Photo credit NASA Goddard Photo and Video
Is the massive environment, health and safety (EHS) risks, which fossil fuel companies represent, starting to hurt their businesses?
Reading this morning about the Deepwater Horizon explosion and the continuing oil spill in the Gulf of Mexico I note that BP’s market value has fallen from ?122bn last week to ?102.5bn today – a loss of almost ?20bn in a week (or just over 16% of its value).
What has to be really worrying for BP investors is that
- Oil from the oil spill reached the Louisiana coast by April 30th
- Analysts estimate that the Louisiana fishing industry could sustain $2.5 billion in losses, while Florida could lose $3 billion in tourism income
- The oil spill could be leaking at a rate of 25,000 barrels a day, five times the government’s current estimate, industry experts say
- No one can say for sure when it will finally stop but estimates are that it will take up to three months and possibly more
- President Obama himself has declared “BP is responsible for this leak. BP will be paying the bill.” and he’s just talking about the cleanup operations, not the litigation
- Documents have emerged showing BP argued against new, stricter safety rules proposed last year by the U.S. agency that oversees offshore drilling, a whistleblower is accusing BP of failing to keep key documents vital to safe shut-down on its Atlantis rig and
- the first of the court cases against BP are already being filed
Things must be pretty grim at present in BP’s plush London HQ but it is not like BP have an exceptionally poor record by fossil fuel producers standards. For example:
- Gulf Oil (now Chevron) and Total S.A. were found jointly responsible for the explosion at the Bantry Bay oil terminal which killed 50 people in 1979
- ExxonMobil has an appalling environmental record which includes the Exxon Valdez oil spill in Alaska, the Booklyn oil spill, the Sakhalin-I oil and gas project in the Russian Far East and accusations that it knowingly assisted human rights violations, including torture, murder and rape
- Shell has a similarly poor environmental record being heavily invested in oil extraction from Canadian tar sands, and Shell has been accused of human rights violations in Nigeria, including summary execution, crimes against humanity, torture, inhumane treatment and arbitrary arrest and detention
- Chevron’s environmental and human rights record is, frankly, appalling.
And this EHS risk is not limited to oil and gas companies. On the contrary:
Massey Energy, the owner of the Upper Big Branch coal mine which exploded four weeks ago, killing 29 miners, has a terrible record of environmental and health and safety abuses.

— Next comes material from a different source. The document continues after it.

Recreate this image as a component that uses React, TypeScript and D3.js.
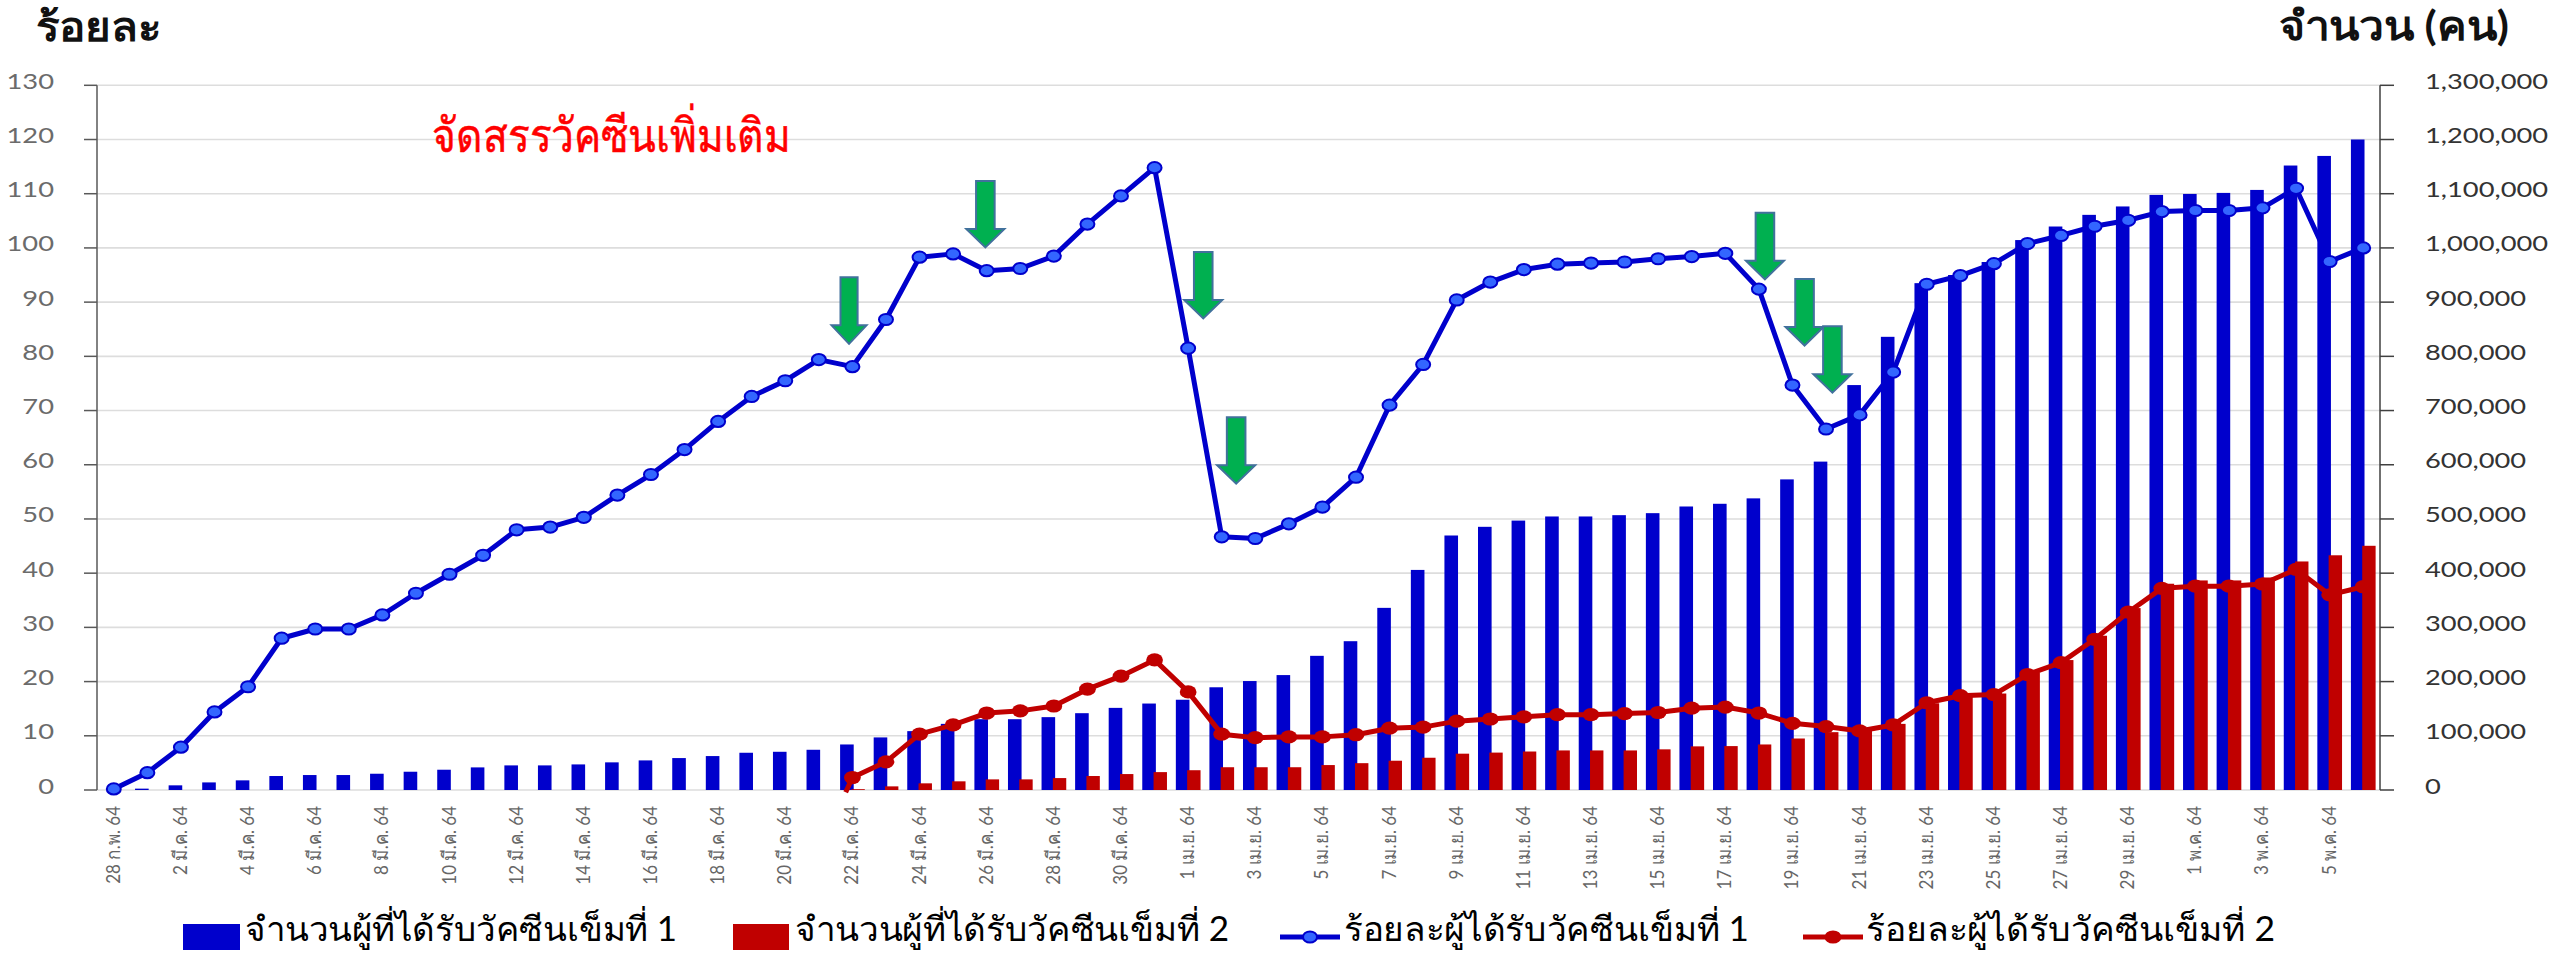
import React from "react";
import * as d3 from "d3";

const W = 2560, H = 954;
const LEFT = 97, RIGHT = 2380, TOP = 85.3, BOTTOM = 790;

const dayLabels = [
  "28 ก.พ. 64",
  ...d3.range(1, 32).map((d) => `${d} มี.ค. 64`),
  ...d3.range(1, 31).map((d) => `${d} เม.ย. 64`),
  ...d3.range(1, 7).map((d) => `${d} พ.ค. 64`),
];

const dose1Counts = [0, 2500, 8600, 14000, 17800, 25800, 27600, 27600, 30000, 33700, 37400, 41700, 45400, 45400, 47200, 51000, 54600, 58900, 62600, 68700, 70500, 74200, 84000, 97000, 108600, 122000, 130600, 130600, 134400, 141700, 151500, 159500, 166500, 189500, 201000, 212000, 247500, 274500, 336000, 406000, 469500, 485500, 497000, 504600, 504600, 507000, 510700, 523000, 528000, 538000, 573000, 605800, 747000, 836000, 935000, 950000, 974000, 1014500, 1039500, 1061000, 1076500, 1097800, 1099600, 1101500, 1107000, 1152000, 1169700, 1200000];

const dose2Counts = [0, 0, 0, 0, 0, 0, 0, 0, 0, 0, 0, 0, 0, 0, 0, 0, 0, 0, 0, 0, 0, 0, 1500, 6700, 12300, 16000, 19600, 19600, 22000, 25800, 29400, 33000, 36500, 42000, 42000, 42000, 46000, 49500, 54000, 59500, 67000, 69000, 71000, 73000, 73000, 73000, 75000, 80500, 81000, 84000, 95000, 106700, 111000, 122000, 160000, 174500, 178000, 217000, 239700, 284600, 335600, 380500, 386600, 386600, 392000, 421600, 433000, 450500];

const dose1Pct = [0.2, 3.2, 7.9, 14.4, 19.05, 28, 29.7, 29.7, 32.3, 36.3, 39.8, 43.3, 48, 48.5, 50.3, 54.4, 58.2, 62.8, 68, 72.6, 75.5, 79.4, 78.1, 86.8, 98.3, 98.9, 95.8, 96.2, 98.5, 104.4, 109.6, 114.8, 81.5, 46.7, 46.4, 49.1, 52.2, 57.7, 71, 78.5, 90.4, 93.7, 96, 97, 97.2, 97.4, 98, 98.4, 99, 92.4, 74.7, 66.6, 69.2, 77.1, 93.3, 94.9, 97.1, 100.8, 102.3, 104, 105.1, 106.7, 106.9, 106.9, 107.4, 111, 97.5, 100];

const dose2Pct: (number | null)[] = [null, null, null, null, null, null, null, null, null, null, null, null, null, null, null, null, null, null, null, null, null, null, 2.3, 5.2, 10.3, 12, 14.2, 14.6, 15.5, 18.6, 21, 24, 18.1, 10.3, 9.65, 9.8, 9.8, 10.2, 11.4, 11.6, 12.7, 13.1, 13.5, 13.9, 13.9, 14.1, 14.3, 15.1, 15.3, 14.2, 12.3, 11.7, 10.9, 12, 16.1, 17.4, 17.6, 21.3, 23.5, 27.8, 32.8, 37.2, 37.6, 37.6, 38, 40.7, 36, 37.5];

const pctTicks = d3.range(0, 131, 10);
const countTicks = d3.range(0, 1300001, 100000);

// arrow annotations: tip given as [day index, percent]
const arrowTips: [number, number][] = [
  [21.9, 82.3], [25.96, 100.1], [32.45, 87], [33.43, 56.5], [49.18, 94.2], [50.36, 82], [51.19, 73.3],
];

const seriesNames = [
  "จำนวนผู้ที่ได้รับวัคซีนเข็มที่ 1",
  "จำนวนผู้ที่ได้รับวัคซีนเข็มที่ 2",
  "ร้อยละผู้ได้รับวัคซีนเข็มที่ 1",
  "ร้อยละผู้ได้รับวัคซีนเข็มที่ 2",
];

const BLUE = "#0000CC", RED = "#C00000";
const FONT = "Lato, 'Noto Sans', sans-serif";

export default function App() {
  const x = d3.scaleBand<number>().domain(d3.range(dayLabels.length)).range([LEFT, RIGHT]);
  const cx = (i: number) => LEFT + (i + 0.5) * x.step();
  const yPct = d3.scaleLinear().domain([0, 130]).range([BOTTOM, TOP]);
  const yCount = d3.scaleLinear().domain([0, 1300000]).range([BOTTOM, TOP]);
  const line = d3
    .line<number | null>()
    .defined((d) => d !== null)
    .x((_, i) => cx(i))
    .y((d) => yPct(d as number));

  const legendText = (s: string, x0: number, w: number) => (
    <text x={x0} y={941} fontSize={34} fill="#000" textLength={w} lengthAdjust="spacingAndGlyphs" fontFamily={FONT}>{s}</text>
  );

  return (
    <svg width={W} height={H} style={{ position: "absolute", left: 0, top: 0, background: "#fff" }} fontFamily={FONT}>
      {pctTicks.map((t) => (
        <line key={t} x1={LEFT} x2={RIGHT} y1={yPct(t)} y2={yPct(t)} stroke="#DDDDDD" strokeWidth={1.6} />
      ))}
      <line x1={LEFT} x2={LEFT} y1={TOP} y2={BOTTOM} stroke="#595959" strokeWidth={1.5} />
      <line x1={RIGHT} x2={RIGHT} y1={TOP} y2={BOTTOM} stroke="#404040" strokeWidth={1.5} />
      {pctTicks.map((t) => (
        <g key={t}>
          <line x1={84} x2={LEFT} y1={yPct(t)} y2={yPct(t)} stroke="#595959" strokeWidth={1.5} />
          <text transform={`translate(54,${yPct(t) + 3.5}) scale(1.3,1)`} textAnchor="end" fontSize={21} fill="#6b6b6b">{t}</text>
        </g>
      ))}
      {countTicks.map((t) => (
        <g key={t}>
          <line x1={RIGHT} x2={2394} y1={yCount(t)} y2={yCount(t)} stroke="#404040" strokeWidth={1.5} />
          <text transform={`translate(2425,${yCount(t) + 3.5}) scale(1.3,1)`} fontSize={21} fill="#333">{d3.format(",")(t)}</text>
        </g>
      ))}
      {dayLabels.map((s, i) =>
        i % 2 === 0 ? (
          <text key={s} transform={`translate(${cx(i) + 6},806) rotate(-90) scale(1,1.12)`} textAnchor="end" fontSize={17} fill="#666">{s}</text>
        ) : null
      )}
      {dose1Counts.map((v, i) => (
        <rect key={i} x={cx(i) - 12.3} width={13.6} y={yCount(v)} height={BOTTOM - yCount(v)} fill={BLUE} />
      ))}
      {dose2Counts.map((v, i) => (
        <rect key={i} x={cx(i) - 1} width={13.4} y={yCount(v)} height={BOTTOM - yCount(v)} fill={RED} />
      ))}
      <path d={line(dose1Pct) ?? ""} fill="none" stroke={BLUE} strokeWidth={5} strokeLinejoin="round" />
      {dose1Pct.map((v, i) => (
        <ellipse key={i} cx={cx(i)} cy={yPct(v)} rx={7} ry={5.6} fill="#3366FF" stroke={BLUE} strokeWidth={2} />
      ))}
      <line x1={cx(21.8)} y1={yPct(-0.4)} x2={cx(22)} y2={yPct(2.3)} stroke={RED} strokeWidth={5} />
      <path d={line(dose2Pct) ?? ""} fill="none" stroke={RED} strokeWidth={5} strokeLinejoin="round" />
      {dose2Pct.map((v, i) =>
        v === null ? null : <ellipse key={i} cx={cx(i)} cy={yPct(v)} rx={8.4} ry={6.6} fill={RED} />
      )}
      {arrowTips.map(([d, p], i) => {
        const tx = cx(d), ty = yPct(p);
        const f = i === 0 ? 0.92 : 1;
        const s = 9.3 * f, w = 19 * f;
        const headY = ty - 18.5, topY = ty - 66.5;
        const pts = [[tx - s, topY], [tx + s, topY], [tx + s, headY], [tx + w, headY], [tx, ty], [tx - w, headY], [tx - s, headY]];
        return <polygon key={i} points={pts.map((p) => p.join(",")).join(" ")} fill="#00B050" stroke="#41719C" strokeWidth={2} />;
      })}
      <text x={36} y={41} fontSize={40} fontWeight={700} fill="#111" textLength={125} lengthAdjust="spacingAndGlyphs">ร้อยละ</text>
      <text x={2279} y={40} fontSize={40} fontWeight={700} fill="#111" textLength={230} lengthAdjust="spacingAndGlyphs">จำนวน (คน)</text>
      <text x={432} y={152} fontSize={47} fontWeight={400} fill="#FF0000" stroke="#FF0000" strokeWidth={0.5} textLength={359} lengthAdjust="spacingAndGlyphs">จัดสรรวัคซีนเพิ่มเติม</text>

      <rect x={183} y={924} width={57} height={26} fill={BLUE} />
      {legendText(seriesNames[0], 245, 432)}
      <rect x={733} y={924} width={56} height={26} fill={RED} />
      {legendText(seriesNames[1], 795, 434)}
      <line x1={1280} x2={1340} y1={937} y2={937} stroke={BLUE} strokeWidth={5} />
      <ellipse cx={1310} cy={937} rx={7} ry={5.6} fill="#3366FF" stroke={BLUE} strokeWidth={2} />
      {legendText(seriesNames[2], 1344, 405)}
      <line x1={1803} x2={1863} y1={937} y2={937} stroke={RED} strokeWidth={5} />
      <ellipse cx={1833} cy={937} rx={8.4} ry={6.6} fill={RED} />
      {legendText(seriesNames[3], 1866, 409)}
    </svg>
  );
}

In fact, so bad are they that the FBI announced recently that they would be investigating Massey for the possible bribery of federal officials overseeing mining industry regulation and for potential criminal negligence.
Massey’s main competitors in the US are little better –
- Arch Coal, and CONSOL Energy are heavily involved in Mountaintop Renewal while
- Peabody Energy has a long history of of opposing efforts to mitigate the negative environmental effects of coal production and combustion
With the rapidly increasing number of environmental lawsuits taking place companies like the above are going to be spending more and more of their time in the courts with the consequent losses in time, productivity and reputation which that entails.
When you couple that with the growing interest in environmental issues being taken by the SEC, the EPA and investors and suddenly the business case for being an ethical, non-polluting business seems all the stronger.
After all, as many people noted on Twitter in the last few days, spills of air from wind farms or sun from solar plants are not going to have the devastating environmental consequences we have witnessed in the last decades as a result of our addiction to fossil fuels.